Have Nancy Pelosi and Congressional Democrats done Colombia wrong on trade? That seems to be the general consensus in that country, Washington’s strongest ally in Latin America. For Colombia’s leading newspaper El Tiempo, Alfredo Rangel writes in part:
“Mrs. Pelosi has gotten her way. With her repeated rejection of the Free Trade Agreement, congressional Democrats are favoring the economic interests of a few U.S. unions and are sacrificing the general interests of Colombia under the pretext of protecting a union minority – the alleged victims of a State that has abandoned them. But behind her apparently humanitarian arguments, it’s clear to everyone that petty electoral interests are being concealed here. The debate over the Free Trade Agreement has been postponed based purely on domestic electoral calculations, in order to pressure the government to grant subsidies to certain U.S. industries. The condition of unionists in Colombia is just a pretext.”
By Alfredo Rangel
Translated By Douglas Myles Rasmussen
April 13, 2008
Colombia – El Tiempo – Original Article (Spanish)

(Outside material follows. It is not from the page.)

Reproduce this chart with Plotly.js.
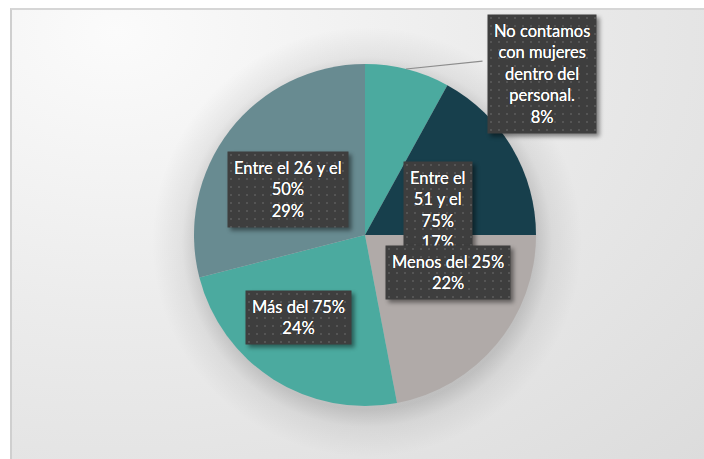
<!DOCTYPE html>
<html>
<head>
<meta charset="utf-8">
<script src="https://cdn.plot.ly/plotly-3.0.1.min.js"></script>
<style>
  html, body { margin: 0; padding: 0; background: #ffffff; width: 704px; height: 459px; overflow: hidden; }
  #frame {
    position: absolute; left: 10px; top: 8px; width: 694px; height: 451px;
    border-left: 2px solid #cfcfcf; border-top: 2px solid #d6d6d6; box-sizing: border-box;
    background:
      radial-gradient(circle at 355px 232px, rgba(0,0,0,0.16) 168px, rgba(0,0,0,0.06) 185px, rgba(0,0,0,0) 215px),
      radial-gradient(ellipse at 15% 5%, #fbfbfb 0%, #ececec 45%, #dcdcdc 100%);
  }
  #chart { position: absolute; left: 0; top: 0; width: 704px; height: 459px; }
  .annotation rect.bg { filter: drop-shadow(3px 3px 2px rgba(0,0,0,0.45)); fill: url(#dots) !important; }
  .annotation-text { text-shadow: 0 0 0.6px #ffffff, 0 0 1px rgba(0,0,0,0.6); }
</style>
</head>
<body>
<svg width="0" height="0" style="position:absolute">
  <defs>
    <pattern id="dots" patternUnits="userSpaceOnUse" width="8" height="8">
      <rect width="8" height="8" fill="#3e3e3e"></rect>
      <rect x="3" y="3" width="2" height="2" fill="#555555"></rect>
    </pattern>
  </defs>
</svg>
<div id="frame"></div>
<div id="chart"></div>
<script>
// Data
const categories = [
  "No contamos con mujeres dentro del personal.",
  "Entre el 51 y el 75%",
  "Menos del 25%",
  "Más del 75%",
  "Entre el 26 y el 50%"
];
const values = [8, 17, 22, 24, 29];
const labelText = [
  "No contamos<br>con mujeres<br>dentro del<br>personal.<br>8%",
  "Entre el<br>51 y el<br>75%<br>17%",
  "Menos del 25%<br>22%",
  "Más del 75%<br>24%",
  "Entre el 26 y el<br>50%<br>29%"
];
const colors = ["#4BAA9F", "#173F4C", "#B0AAA8", "#4BAA9F", "#688B91"];

const W = 704, H = 459;
const cx = 365, cy = 235, R = 171;

const trace = {
  type: "pie",
  labels: categories,
  values: values,
  sort: false,
  direction: "clockwise",
  rotation: 0,
  textinfo: "none",
  hoverinfo: "label+percent",
  marker: { colors: colors, line: { width: 0 } },
  domain: { x: [(cx - R) / W, (cx + R) / W], y: [(H - cy - R) / H, (H - cy + R) / H] },
  showlegend: false
};

// label box positions (pixel centers) – layout only
const boxPos = [
  [542, 74], [438, 210], [448, 272], [298, 317], [288, 189]
];
const drawOrder = [0, 4, 3, 1, 2];
const font = { family: "Lato, 'Open Sans', sans-serif", size: 16.5, color: "#ffffff" };
const annotations = drawOrder.map(i => ({
  xref: "paper", yref: "paper",
  x: boxPos[i][0] / W, y: 1 - boxPos[i][1] / H,
  xanchor: "center", yanchor: "middle",
  text: labelText[i],
  showarrow: false,
  font: font,
  bgcolor: "#424242",
  borderpad: 6,
  align: "center"
}));
// leader line for the small slice
annotations.unshift({
  xref: "paper", yref: "paper",
  x: 406 / W, y: 1 - 69 / H,
  ax: 484 / W, ay: 1 - 61 / H, axref: "paper", ayref: "paper",
  text: "", showarrow: true, arrowhead: 0, arrowwidth: 1.2, arrowcolor: "#8c8c8c"
});

const layout = {
  width: W, height: H,
  margin: { l: 0, r: 0, t: 0, b: 0 },
  paper_bgcolor: "rgba(0,0,0,0)",
  plot_bgcolor: "rgba(0,0,0,0)",
  annotations: annotations
};

Plotly.newPlot("chart", [trace], layout, { displayModeBar: false, staticPlot: true });
</script>
</body>
</html>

Mrs. Pelosi has gotten her way. With her repeated rejection of the Free Trade Agreement, congressional Democrats are favoring the economic interests of a few U.S. unions and are sacrificing the general interests of Colombia under the pretext of protecting a union minority – the alleged victims of a State that has abandoned them. But behind her apparently humanitarian arguments, it’s clear to everyone that petty electoral interests are being concealed here. The debate over the Free Trade Agreement has been postponed based purely on domestic electoral calculations, in order to pressure the government to grant subsidies to certain U.S. industries. The condition of unionists in Colombia is just a pretext.
In fact as everyone recognizes, in Colombia there has been an overall improvement in the security situation, and hence the protection of human rights. And this improvement has been particularly marked in the case of trade unions. The current government has made more of an effort than previous governments, and this has been reflected in the very positive results that have been achieved. Colombia today is far from being a union firing squad, as unfortunately it was in previous years due to irregular groups.
That remarkable improvement has been a result of the combined impact of dismantling the vast majority of paramilitary groups, the decline in guerrilla violence to less than half what it was five years ago, the almost complete disappearance of the dirty war between those irregular groups, greater efficiency in the justice system and the expansion of programs to protect trade unionists.
Consider the facts. According to the AFL-CIO, the leading U.S. trade union, in 2001 there were 213 union members murdered in Colombia. According to the Ministry of Social Protection, in the year 2006 that figure dropped to 60 murders and in 2007 was cut to 26. Furthermore, according to the U.S. Attorney General’s Office, the majority of those deaths were not politically motivated, nor were there connections between trade unions and the victims. Rather, they were cases of robbery, crimes of passion or other non-political causes.